Could Mozilla be a Cloud Handset Powerhouse?
The newest Firefox OS could be a game-changer in the handset space, and even have an influence on the cloud as a whole.
We think of smartphones and we think of Apple, the glamour leader, Android/Google the market-share leader, or Microsoft the perpetually hopeful. Now maybe we have to think of another name, the Mozilla Foundation. Their newest Firefox OS could be a game-changer in the handset space, and even have an influence on the cloud as a whole.
Smartphones introduced what might be the key concept for the online world and the underpinning of our coming mobile-empowered age--the "app". An app is a kind of shorthand link from an icon to an experience, typically fulfilled in large part by a hosted service and represented by a URL. By shortcutting the navigation process, an app makes it possible for a mobile user to access information without getting (too) distracted. It matches the mindset of the mobile user, who is living life in the wide world and not sitting at a desk taking time with browsing. The app revolution is percolating into the PC world now; Google is dropping its customized "iGoogle" homepage next year in favor of an app page.
What Mozilla wants to do is to introduce some openness to this process, and perhaps to make it a bit more cloud-friendly. Firefox OS takes handset capabilities (display, GPS, radio) and makes them accessible as standard APIs. These can be used by web authors in HTML5 pages and scripts, and they can be combined with URLs that represent external web-linked or network resources. Instead of installing an app, you simply load an HTML5 page and you're running.

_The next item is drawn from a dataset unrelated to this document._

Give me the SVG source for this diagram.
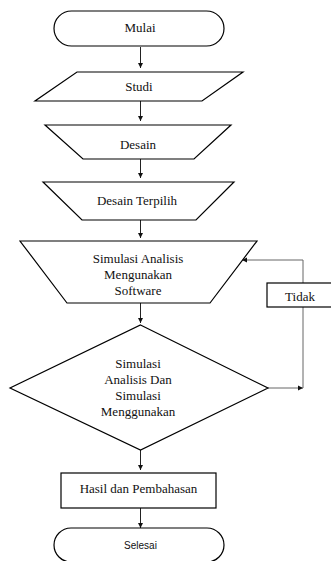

What you end up with is a model for something I call "brightphones"--phones that have some intelligence but are less expensive and less "internalized" in feature generation than the smartphones that run today's mobile OSs (iOS, Android, Microsoft, etc.). Under this model, the handset guys build a cheaper version of their device and run Firefox OS on it. It competes indirectly with smartphones because it can deliver much the same experience for MOST (not all) apps, but can do it cheaper and using cloud resources more extensively, so it favors cloud-based service strategies.
The telcos--most in private and some in public--love this notion because it could reduce the mobile-market dominance of the smartphone vendors. Some are also very interested in the fact that this model could help them deploy their own smartphone features, hosted by the operators and used in those HTML5-based apps.

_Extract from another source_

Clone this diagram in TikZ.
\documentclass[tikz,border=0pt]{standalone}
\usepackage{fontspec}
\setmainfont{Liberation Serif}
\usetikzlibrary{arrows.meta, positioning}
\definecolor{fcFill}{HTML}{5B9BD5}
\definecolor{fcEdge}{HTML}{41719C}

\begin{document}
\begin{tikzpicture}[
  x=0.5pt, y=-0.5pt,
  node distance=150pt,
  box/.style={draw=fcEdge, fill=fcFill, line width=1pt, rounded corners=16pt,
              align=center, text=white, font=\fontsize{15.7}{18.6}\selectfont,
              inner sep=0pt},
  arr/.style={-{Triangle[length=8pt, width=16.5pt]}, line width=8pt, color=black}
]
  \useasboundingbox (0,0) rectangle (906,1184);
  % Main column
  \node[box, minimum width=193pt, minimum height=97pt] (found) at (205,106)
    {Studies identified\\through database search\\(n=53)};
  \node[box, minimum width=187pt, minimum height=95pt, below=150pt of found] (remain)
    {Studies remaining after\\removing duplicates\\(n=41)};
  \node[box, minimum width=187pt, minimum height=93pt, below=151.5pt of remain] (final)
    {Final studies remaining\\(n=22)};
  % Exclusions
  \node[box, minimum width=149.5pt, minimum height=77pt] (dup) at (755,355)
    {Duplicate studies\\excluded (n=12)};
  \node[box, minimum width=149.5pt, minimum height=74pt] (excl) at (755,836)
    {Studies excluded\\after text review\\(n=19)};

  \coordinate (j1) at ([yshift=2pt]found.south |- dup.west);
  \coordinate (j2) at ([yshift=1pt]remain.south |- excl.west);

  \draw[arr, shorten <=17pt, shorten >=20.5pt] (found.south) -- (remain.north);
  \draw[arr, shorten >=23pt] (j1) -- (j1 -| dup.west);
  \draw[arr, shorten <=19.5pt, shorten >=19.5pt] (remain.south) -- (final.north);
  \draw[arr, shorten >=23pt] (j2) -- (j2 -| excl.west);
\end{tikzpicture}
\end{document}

This latest version of Firefox OS comes at an interesting time, because Microsoft is clearly ramping up for a giant cloud and appliance battle with Google. The most recent salvo is Office 2013, which will be supported on even the Windows RT version of Microsoft's Surface tablet, and which will for the first time include integration with Microsoft's Lync UC platform as well as Skype and Yammer. All of this seems to point to a more cloud-centric vision for collaboration in general and UC in particular. Microsoft's strategy is proprietary, of course, but Firefox OS could present an open strategy for creating collaboration.
Here's how it could play out: Imagine an HTML5 web developer weaving some handset or tablet features together with a cloud-hosted set of tools that included whiteboard, meeting, video, voice, etc. The result would look like a UC app, and it could work not only on phones or tablets but also on Firefox browsers for desktops and laptops, providing that there was some way to mimic APIs that represented the "handset or tablet features". That doesn't seem like rocket science, and in fact Mozilla seems to be planning to provide these tools for PCs and other platforms that Firefox runs on. Mobility, communications, collaboration, and productivity--even access to business applications--might be merged into this glorious HTML5-based process and hosted (of course!) in the cloud.
An open model like this could offer significant benefits to users. If apps can be developed and deployed like HTML5 web pages, it sure simplifies the process of tuning collaboration and productivity features to each worker's specific needs. In theory, it would open the door for developers to deploy productivity tools as cloud services that could then be composed into pretty screens by those HTML5 authors. It could also redefine the competition in the space, forcing the primary collaboration and UC vendors to open their features up as cloud-hosted services delivered through URLs. Some might like this kind of business model--it's more subscription than purchase, and clearly what Microsoft and Google envision already.
There are potential security issues here too, of course. Any web page can access any URL, which might mean that an HTML5 author building an app for a business could incorporate tools that were untrustworthy, meaning unreliable or insecure. Maybe even downright malicious. The details on how Firefox OS could be secured are yet to be finalized, and it's not known whether these mechanisms would work only on Firefox OS or also on the Firefox browser running on other platforms. In any event, the security problems with Firefox would be no worse than those associated with any sort of thin-client, browser-based, application access strategy. How well does anybody know what's inside those URLs, particularly when they're interfaces to a service instead of interfaces that deliver a visual experience like a web page?
That's likely a question that enterprises will have to ask, and answer, and not only for Firefox OS. The trends in the market seem to be driving us toward a service-feature model of applications in general, a model where application features are exposed through APIs and URLs and composed into screens on demand. Most of the security mechanisms that target the use of URLs or web APIs are firewall-based and designed to enable or block, but can they scale to the size of the cloud? Can they be updated to keep pace with the delivery of new application and communications features? We're probably going to find out.